When I met Professor Rahile Dawut in Urumqi in 2013, we didn’t talk about the soldiers and armoured vehicles patrolling the streets of the Uighur neighbourhoods. I didn’t ask her about the transformation of Xinjiang’s capital into an intensively policed space, or the government’s spurious claims that the region was under threat from Islamist terrorists, in part because discussing such topics, even in private, seemed too dangerous for any Chinese citizen. It was far safer to confine our talk to her extensive, brilliant ethnographic research into Xinjiang’s rich and plural cultural traditions, most notably her work on mazâr, the shrines of local saints dotted around the region, most of them in remote desert locations. She was funny, modest about her work, and gracious enough to listen to my anecdotes about visiting shrines in other parts of Xinjiang.

Last week, Dawut’s family announced that she has been missing since December. She was due to travel from Urumqi to Beijing but never arrived. There has been no official notification, but her family believe she has been caught up in a region-wide campaign of mass detention that has seen hundreds of thousands of people disappear into ‘re-education’ centres, where they are subjected to prolonged cultural and political indoctrination. Detainees report being forced to belittle their religion, undergo Chinese-language instruction (most detainees are Uighur or Kazakh), and learn such songs as ‘Without the Communist Party, There Would Be No New China.’ Xinjiang’s Uighur and Kazakh population has been subject to arbitrary arrest and religious persecution for decades, but the more recent disappearance of so many people has had a devastating effect on communities throughout the region.

Despite the evidence of satellite photography, eye-witness testimony and its own propaganda, China officially denies the existence of the re-education centres . Earlier this week a Chinese spokesperson told a UN human rights panel that there were only ‘vocational education and employment training centres’. Yet behind this obfuscatory quibbling over terminology, there has also been tacit (and defiant) admissions of the camps’ existence. ‘Xinjiang is at a special stage of development,’ an editorial in the state-run Global Times said, ‘where there is no room for destructive Western public opinions. Peace and stability must come above all else. With this as the goal, all measures can be tried. We must hold onto our belief that keeping turmoil away from Xinjiang is the greatest human right.’

Such attempts at ideological control have long been part of the governance of the region – and of China as a whole – but not on this large a scale. When I lived in Xinjiang in the early 2000s, students, teachers, doctors and civil servants of all ethnicities (Han included) were often required to attend compulsory political study sessions several times a week, but these were usually brief political campaigns that did not remove people from daily life. The new campaign, by contrast, is a vast and expanding bureaucracy of detention aimed at Xinjiang’s ethnic minorities.
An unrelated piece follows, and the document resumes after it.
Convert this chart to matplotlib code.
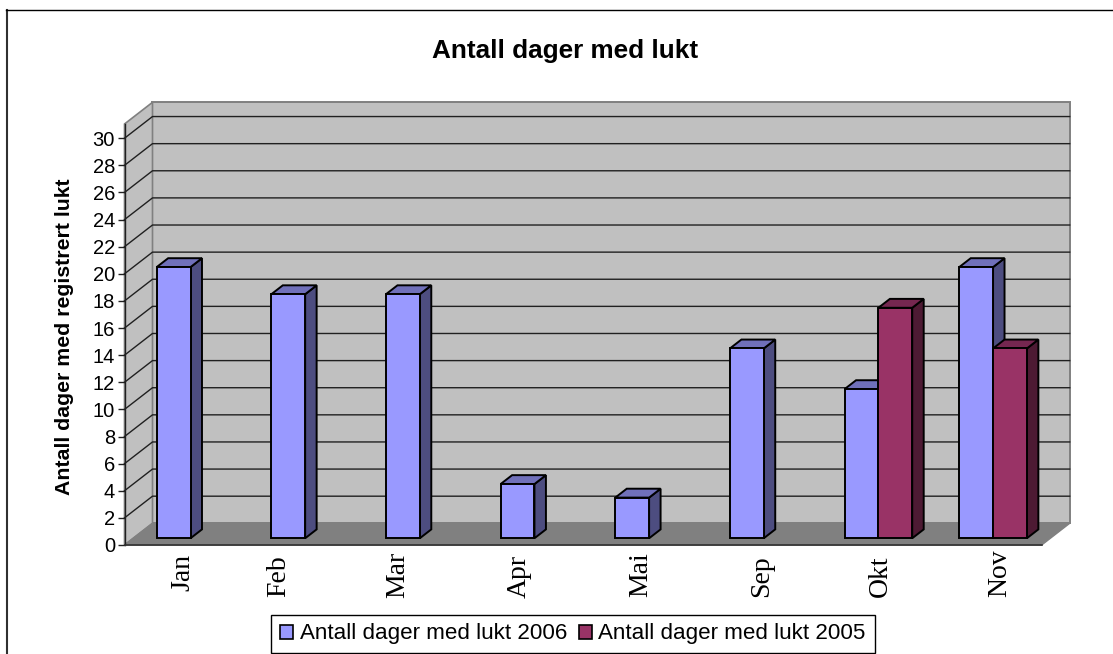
import matplotlib
matplotlib.use("Agg")
import matplotlib.pyplot as plt
from matplotlib.patches import Polygon, Patch
from matplotlib.lines import Line2D
from matplotlib.transforms import ScaledTranslation

months = ["Jan", "Feb", "Mar", "Apr", "Mai", "Sep", "Okt", "Nov"]
days_2006 = [20, 18, 18, 4, 3, 14, 11, 20]
days_2005 = [0, 0, 0, 0, 0, 0, 17, 14]
name_2006 = "Antall dager med lukt 2006"
name_2005 = "Antall dager med lukt 2005"
yticks = list(range(0, 31, 2))

W, H = 1113, 654
DPI = 100
L, R, B, T = 124.5, 1041.7, 545.0, 124.0      # front plane in pixels
YMAX = 31.05
BARW = 0.295
DX = 0.2442      # full depth in category units
DY = 1.60        # full depth in value units
COL = {"a": ("#9999FF", "#7070BA", "#4D4D80"), "b": ("#993366", "#752750", "#4D1A33")}

def P(x, y, d=0.0):
    return (x + d * DX, y + d * DY)

plt.rcParams["font.family"] = ["Liberation Sans", "DejaVu Sans"]
fig = plt.figure(figsize=(W / DPI, H / DPI), dpi=DPI, facecolor="white")

# outer frame: only the left and top edges fall inside the picture
fig.add_artist(Line2D([7 / W, 7 / W], [0, 1 - 9.5 / H], transform=fig.transFigure, color="#303030", lw=1.5))
fig.add_artist(Line2D([6 / W, 1], [1 - 9.5 / H, 1 - 9.5 / H], transform=fig.transFigure, color="black", lw=1.0))

ax = fig.add_axes([L / W, 1 - B / H, (R - L) / W, (B - T) / H])
ax.set_xlim(0, len(months))
ax.set_ylim(0, YMAX)
ax.patch.set_visible(False)
for s in ax.spines.values():
    s.set_visible(False)

n = len(months)
wall = "#C0C0C0"
edge = "#808080"
ax.add_patch(Polygon([P(0, 0, 1), P(n, 0, 1), P(n, YMAX, 1), P(0, YMAX, 1)], fc=wall, ec=edge, lw=1.4, clip_on=False, zorder=1))
ax.add_patch(Polygon([P(0, 0), P(0, 0, 1), P(0, YMAX, 1), P(0, YMAX)], fc=wall, ec=edge, lw=1.2, clip_on=False, zorder=1))
ax.add_patch(Polygon([P(0, 0), P(n, 0), P(n, 0, 1), P(0, 0, 1)], fc=edge, ec=edge, lw=1, clip_on=False, zorder=1.2))

for v in yticks[1:]:
    ax.plot(*zip(P(0, v), P(0, v, 1), P(n, v, 1)), color="#202020", lw=1.0, clip_on=False, zorder=1.5)
ax.plot(*zip(P(0, 0), P(0, YMAX)), color="#202020", lw=1.0, clip_on=False, zorder=2)
ax.plot(*zip(P(0, 0), P(n, 0)), color="#303030", lw=1.2, clip_on=False, zorder=2)

def bar(x, v, c, z):
    face, top, side = COL[c]
    d0, d1 = 0.31, 0.72
    kw = dict(edgecolor="black", linewidth=1.4, clip_on=False, joinstyle="miter", zorder=z)
    ax.add_patch(Polygon([P(x + BARW, 0, d0), P(x + BARW, 0, d1), P(x + BARW, v, d1), P(x + BARW, v, d0)], fc=side, **kw))
    ax.add_patch(Polygon([P(x, v, d0), P(x + BARW, v, d0), P(x + BARW, v, d1), P(x, v, d1)], fc=top, **kw))
    ax.add_patch(Polygon([P(x, 0, d0), P(x + BARW, 0, d0), P(x + BARW, v, d0), P(x, v, d0)], fc=face, **kw))

for i, (a, b) in enumerate(zip(days_2006, days_2005)):
    bar(i + 0.205, a, "a", 3 + i * 0.1)
    if b:
        bar(i + 0.205 + BARW, b, "b", 3.05 + i * 0.1)

ax.set_yticks(yticks, [str(v) for v in yticks])
ax.tick_params(axis="y", length=4.8, width=1, color="#202020", pad=2, labelsize=14.5)
ax.set_xticks([i + 0.5 for i in range(n)], months)
ax.tick_params(axis="x", length=0, pad=0)
# label placement is irregular in the source chart: pixel nudges from category centres
nudge_x = [1, -18, -13, -7, 0, 7, 11, 15]
centre_y = [572, 576, 575, 576, 575, 576, 576, 573]
for lab, nx, cy in zip(ax.get_xticklabels(), nudge_x, centre_y):
    lab.set_fontfamily("Liberation Serif")
    lab.set_fontsize(20)
    lab.set_rotation(90)
    lab.set_va("center")
    lab.set_ha("center")
    lab.set_transform(lab.get_transform() + ScaledTranslation(nx / DPI, (B - cy) / DPI, fig.dpi_scale_trans))

fig.text(565 / W, 1 - 51 / H, "Antall dager med lukt", ha="center", va="center", fontsize=18.8, fontweight="bold")
fig.text(65 / W, 1 - 337 / H, "Antall dager med registrert lukt", ha="center", va="center", rotation=90, fontsize=15.3, fontweight="bold")

handles = [Patch(fc=COL["a"][0], ec="black", lw=1.2, label=name_2006), Patch(fc=COL["b"][0], ec="black", lw=1.2, label=name_2005)]
leg = fig.legend(handles=handles, ncol=2, loc="center", bbox_to_anchor=(573 / W, 1 - 634 / H),
                 frameon=True, fancybox=False, edgecolor="black", framealpha=1, fontsize=16.1,
                 handlelength=0.58, handleheight=0.58, handletextpad=0.3, columnspacing=0.5, borderpad=0.4, borderaxespad=0)
leg.get_frame().set_linewidth(1.0)
fig.savefig("out.png", dpi=DPI)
Since the Urumqi riots in 2009, there has been a huge increase in the overt presence of soldiers and armed police throughout Xinjiang, along with advanced forms of technological surveillance. Arrests in the region increased eightfold from 2016 to 2017. But the authorities are also looking for other ways to achieve ‘stability’. According to some party theorists, the problem is ethnic minority identity itself. Songs, books, magazines and forms of clothing have come under increased scrutiny in Xinjiang. In many cities smartphones are routinely inspected for prohibited content. Mosques remain open but are required to display patriotic propaganda; ‘Islamic’ baby names have been banned. Uighur, Kazakh and other minority languages have been almost completely excluded from the educational system.

In this context, Dawut’s work on Uighur culture, which used to be officially sanctioned (she has received grants from the Ministry of Culture), has become suspect. Ilham Tohti was imprisoned for daring to question government policy in Xinjiang, but Dawut has never publicly made such criticisms. Her disappearance is part of a strategy, long in gestation, to eradicate all forms of dissent in Xinjiang by either brainwashing or intimidation.